Бардус выпил, отставил чашку. Дыхание его успокоилось.
– Я только немного отдохну, – пробормотал он и задышал ровно.
Тайна стояла и смотрела на него со странной смесью удивления и ненависти на лице. Бардус был хорош и неутомим, он открылся ей навстречу со всей страстью молодости. Сверстник, он казался Тайне мальчишкой, наивным, восторженным и не знающим жизни. Себе же она часто представлялась старухой в молодом теле, старухой, забывшей про безоглядную любовь, про чистые, искренние чувства.
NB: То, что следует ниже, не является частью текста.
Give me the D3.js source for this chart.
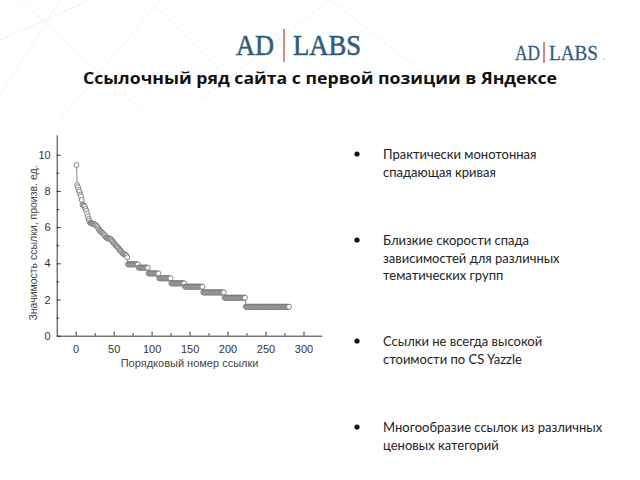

Что-то сломалось в ней за прошедшие годы. Не тогда, когда Фа Лой учил её убивать железом, деревом или голыми руками. Не тогда, когда Аглаш пустила её в мир ядов и зелий или рассказала о смешных и грязных мужских секретах, и не тогда даже, когда над нею трудился присланный Распорядителем Палач.
Её молодость закончилась в ту минуту, когда Тальепо, – пускай демоны не слишком торопятся, пожирая его требуху! – хвалился, как он пытал, а потом убил её мать.
Бардус улыбался и причмокивал во сне как ребёнок. Он молод, он как Трижа. Что она скажет Триже, когда встретит его? Что улыбалась алонкеям и ложилась с ними вместо того, чтобы убивать? Станет ли после этого Трижа говорить с нею? Или отвернётся с презрением и брезгливостью? Захотелось убить Бардуса прямо сейчас, захотелось до дрожи в руках и зуда между ног. Не мучить, нет, а просто отрезать голову и скормить его мозг рыбам!
Тайна зажмурилась, до боли стиснула кулаки. Его нельзя убивать, он полезен, он не всё рассказал ещё. Бормотал что-то про коды и сигналы, про длинные и короткие блики. Он расскажет ей всё, что знает, и только потом...
Наваждение схлынуло. Не обязательно убивать алонкеев лишь за то, что они алонкеи. Она должна быть справедлива и карать только преступников.
Тех, кого назовут преступниками сведущие люди.